Timing

I had a bad night, last night. Couldn’t sleep, finally wide awake at four am talking to ghosts and sitting at my desk. Part of it is standard anxiety, part of it is staring a cold-hard truth in the face, and that usually happens with the utmost clarity at four am.

Then on the drive to work I listened to the news. Yeah, I have no idea what I was thinking. And here I had Jason Isbell in the cd player, but no, I went to NPR. Kiev, Moscow, invasion, twenty-mile Russian convoy (now thirty, now forty, now fifty), nuclear arsenal on high alert, one million Ukrainian refugees fleeing for elsewhere from their homeland which has stood for more than a thousand years, long before Moscow.

So I checked my email and a dear friend whom I’ve known since 1994 had written. He lives in St. Petersburg and said they’re probably losing all social media, he can’t travel anywhere, food is hard to find, and everything he owns, including his finances, are worth less than half than they did one week ago. He worries about his son.

I thought of the people I’ve met across the entire stretch of Russia from the Baltic to the Sea of Japan, and how none of them–seriously, none of them that I’ve ever known and by all of the accounts I hear from journalists and other writers in-country, support Putin. They are indeed opposed to the invasion. These are people who, unlike Putin, grew up in a non-Soviet state, where western goods and services and freedom to travel were standard. They understand the invasion of Ukraine is supported by and carried out by a small group of bitter men from Soviet Days who have no respect for human life.

So I wondered what it would take for Putin to go over the deep end, even further than he is, and order the release of nuclear weapons, and I realized he would have to have his back against the wall and feel like there is no other way, and I thought about how the entire world, supported by every single United Nations member country who voted today save five despicable ones, are for pushing this psychopath against the wall, and while that’s a good thing, my anxiety spiked.

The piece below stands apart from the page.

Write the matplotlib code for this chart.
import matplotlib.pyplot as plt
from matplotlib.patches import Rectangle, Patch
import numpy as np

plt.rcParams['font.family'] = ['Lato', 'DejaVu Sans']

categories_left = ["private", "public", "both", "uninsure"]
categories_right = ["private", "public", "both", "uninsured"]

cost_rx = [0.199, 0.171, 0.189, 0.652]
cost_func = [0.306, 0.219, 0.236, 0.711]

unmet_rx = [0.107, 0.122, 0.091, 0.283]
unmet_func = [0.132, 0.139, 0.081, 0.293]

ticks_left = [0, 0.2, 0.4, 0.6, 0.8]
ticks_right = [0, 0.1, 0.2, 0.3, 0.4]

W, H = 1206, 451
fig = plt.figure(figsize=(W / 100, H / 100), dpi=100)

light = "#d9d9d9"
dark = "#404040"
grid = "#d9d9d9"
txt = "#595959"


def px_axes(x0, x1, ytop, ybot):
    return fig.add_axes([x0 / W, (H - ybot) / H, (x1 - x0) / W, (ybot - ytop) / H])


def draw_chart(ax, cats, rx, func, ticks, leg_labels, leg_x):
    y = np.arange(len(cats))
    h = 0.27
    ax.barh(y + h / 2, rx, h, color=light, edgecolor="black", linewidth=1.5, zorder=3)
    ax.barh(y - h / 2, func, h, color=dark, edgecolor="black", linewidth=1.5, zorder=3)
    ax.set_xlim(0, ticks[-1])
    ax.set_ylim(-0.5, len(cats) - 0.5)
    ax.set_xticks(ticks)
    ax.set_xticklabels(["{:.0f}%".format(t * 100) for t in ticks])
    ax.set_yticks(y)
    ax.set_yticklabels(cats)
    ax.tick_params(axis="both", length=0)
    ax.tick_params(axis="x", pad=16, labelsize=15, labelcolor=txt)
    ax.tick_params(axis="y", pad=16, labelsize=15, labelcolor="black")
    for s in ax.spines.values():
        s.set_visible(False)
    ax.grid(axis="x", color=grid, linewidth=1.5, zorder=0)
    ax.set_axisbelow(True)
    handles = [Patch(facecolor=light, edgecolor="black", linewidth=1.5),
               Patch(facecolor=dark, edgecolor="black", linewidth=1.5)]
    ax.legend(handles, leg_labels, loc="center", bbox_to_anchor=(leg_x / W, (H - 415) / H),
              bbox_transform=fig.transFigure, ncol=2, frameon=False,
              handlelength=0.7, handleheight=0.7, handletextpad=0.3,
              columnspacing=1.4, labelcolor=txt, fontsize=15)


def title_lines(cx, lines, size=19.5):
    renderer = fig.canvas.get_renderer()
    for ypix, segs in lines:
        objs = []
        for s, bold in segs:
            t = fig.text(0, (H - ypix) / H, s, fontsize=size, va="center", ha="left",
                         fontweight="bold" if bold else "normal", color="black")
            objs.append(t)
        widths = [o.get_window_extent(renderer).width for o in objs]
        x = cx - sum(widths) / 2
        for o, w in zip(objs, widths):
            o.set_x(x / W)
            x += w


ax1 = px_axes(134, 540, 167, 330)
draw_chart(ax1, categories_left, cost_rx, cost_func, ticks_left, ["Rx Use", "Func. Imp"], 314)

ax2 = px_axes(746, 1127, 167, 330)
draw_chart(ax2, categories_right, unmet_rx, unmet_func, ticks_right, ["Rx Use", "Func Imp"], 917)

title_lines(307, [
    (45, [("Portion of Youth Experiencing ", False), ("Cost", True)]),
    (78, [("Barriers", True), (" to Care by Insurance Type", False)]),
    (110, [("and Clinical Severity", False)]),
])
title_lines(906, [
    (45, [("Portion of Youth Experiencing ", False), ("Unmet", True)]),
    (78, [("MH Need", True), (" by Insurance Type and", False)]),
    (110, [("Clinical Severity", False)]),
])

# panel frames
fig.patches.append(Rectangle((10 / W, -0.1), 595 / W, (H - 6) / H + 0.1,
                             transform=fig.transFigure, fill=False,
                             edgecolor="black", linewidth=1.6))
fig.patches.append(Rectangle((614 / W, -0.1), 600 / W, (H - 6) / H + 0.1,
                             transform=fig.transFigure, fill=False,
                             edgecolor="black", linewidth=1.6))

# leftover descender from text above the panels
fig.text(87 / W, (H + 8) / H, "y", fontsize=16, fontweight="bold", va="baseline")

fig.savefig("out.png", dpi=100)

So I escaped that mental bloodbath by returning to my original issue from 4am and pulled out a pad and started to make lists of how to handle that, and I briefly thought “sure, go ahead, push Putin to the wall: two problems solved,” but of course I just needed caffeine. Then I spoke to a dear friend, and though I spoke more than I listened, nothing cleanses the soul like talking to someone who knows you now and knew you then.

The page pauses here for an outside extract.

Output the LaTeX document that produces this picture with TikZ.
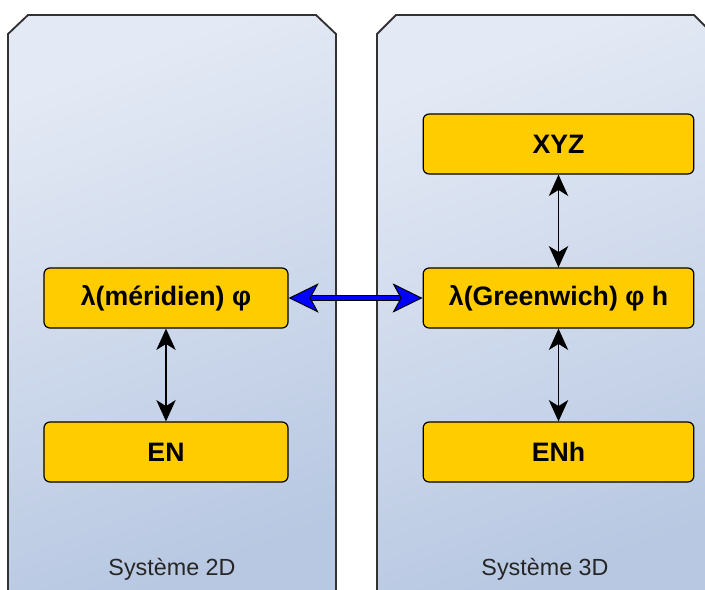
\documentclass[tikz,border=0pt]{standalone}
\usepackage{fontspec}
\setmainfont{Liberation Sans}
\usetikzlibrary{arrows.meta}

\definecolor{panelTop}{RGB}{228,234,245}
\definecolor{panelBot}{RGB}{184,200,226}
\definecolor{panelLine}{RGB}{50,50,50}
\definecolor{boxYellow}{RGB}{255,204,0}

\begin{document}
\begin{tikzpicture}[x=0.75pt, y=-0.75pt,
    panel/.style={draw=panelLine, line width=1.4pt, top color=panelTop, bottom color=panelBot, shading angle=20},
    coordbox/.style={draw=black, fill=boxYellow, rounded corners=4.5pt, line width=0.9pt, minimum height=45pt, inner sep=0pt, font=\bfseries\fontsize{20}{22}\selectfont},
    syslabel/.style={text=black!85, font=\fontsize{17.5}{20}\selectfont, anchor=base},
    link/.style={<->, >={Stealth[length=16pt, width=14.5pt, inset=4.5pt]}, line width=1.2pt},
    bluelink/.style={<->, >={Stealth[length=22.5pt, width=22pt, inset=6pt, fill=blue, color=black, line width=0.75pt]}, blue, line width=2.6pt}]

    \useasboundingbox (0,0) rectangle (705,589);

    % Panels
    \path[panel] (8,600) -- (8,34) -- (28,15) -- (316,15) -- (336,34) -- (336,600);
    \path[panel] (377,600) -- (377,34) -- (396,15) -- (694,15) -- (713,34) -- (713,600);

    % Boxes 2D
    \node[coordbox, minimum width=183pt] (merid) at (166,298) {λ(méridien) φ};
    \node[coordbox, minimum width=183pt] (en) at (166,452) {EN};

    % Boxes 3D
    \node[coordbox, minimum width=203pt] (xyz) at (558.5,144) {XYZ};
    \node[coordbox, minimum width=203pt] (green) at (558.5,298) {λ(Greenwich) φ h};
    \node[coordbox, minimum width=203pt] (enh) at (558.5,452) {ENh};

    % Arrows
    \draw[link] (merid) -- (en);
    \draw[link] (xyz) -- (green);
    \draw[link] (green) -- (enh);

    \draw[black, line width=4.9pt, shorten <=15pt, shorten >=15pt] (merid.east) -- (green.west);
    \draw[bluelink] (merid.east) -- (green.west);

    % Labels
    \node[syslabel] (lbl2d) at (172,575) {Système 2D};
    \node[syslabel] (lbl3d) at (545,575) {Système 3D};
\end{tikzpicture}
\end{document}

Then I got home and it started all over; no problems solved, but definitely better perspective having gotten through a beautiful day, and I went to the river, my river, here, and

well

every star in the sky must be visible tonight. No city lights, no moonlight, just starlight, and it’s brilliant. Orion and his troops are on full blast in the south, and just to their left Sirius is seriously awake this evening. I stood a long time, saw a few shooting stars, made a few wishes (come on, you have to), and walked along a bit, the waves gentle, a few boats out past the channel. And I remembered how sometimes nature grounds us, not because it makes us feel small, though that too, but because it has such integrity, such steadfast confidence. Five hundred years ago what people in this wilderness witnessed is not much different than I saw tonight, despite the wars and poverty and the combined human sense of fear at falling away from itself since then. Nature simply is. What a lesson; Buddhist in its manner, eternal in its truth: Nature simply is. As we should be.

So I came up to my desk and in my search for one document found another. I read it, sat back and wondered which ghost put it there for me to find tonight of all nights. Might have been Bobbie–she liked poetry, or perhaps Lianne–she taught poetry. Wasn’t Dave; Dave would have left me some Bowie lyrics again.

Doesn’t matter. I’ll ask later when the anxiety kicks in.

In the meantime, it is a good one to remember–that we are, as the Bard once touted through Gertrude, simply passing through nature on our way back to eternity.

Still, the news makes me miss my friends tonight.

Seriously. Read this:

There Will Come Soft Rains

by Sara Teasdale

There will come soft rains and the smell of the ground,
And swallows calling with their shimmering sound;

And frogs in the pools singing at night,
And wild-plum trees in tremulous white;

Robins will wear their feathery fire
Whistling their whims on a low fence-wire;

And not one will know of the war, not one
Will care at last when it is done.

Not one would mind, neither bird nor tree,
if mankind perished utterly;

And Spring herself, when she woke at dawn,
Would scarcely know that we were gone.

One thought on “Timing

  1. My favorite line is

    And wild-plum trees in tremulous white

    maybe because my favorite fragrance in the world is a wild plum in bloom on a cool spring day. The line describes perfectly the visual perfection of the wild plums white coat. But I don’t think anyone will ever be able to describe in words the intoxicating fragrance of the wild plum flowers.

    As much as I love and admire the Santa Rosa plum in my front yard, a Luther Burbank variety, I have to admit that her flowers can’t come close to the wild plum flowers. The fruit of the Santa Rosa rivals the wild plum, but still the wild plum fragrance is heavy and other worldly. No other fruit tree comes close. I believe it is the will plum that makes the spring air smell like spring.

    And yes, neither tree would notice if I was gone. They would continue quite well without me.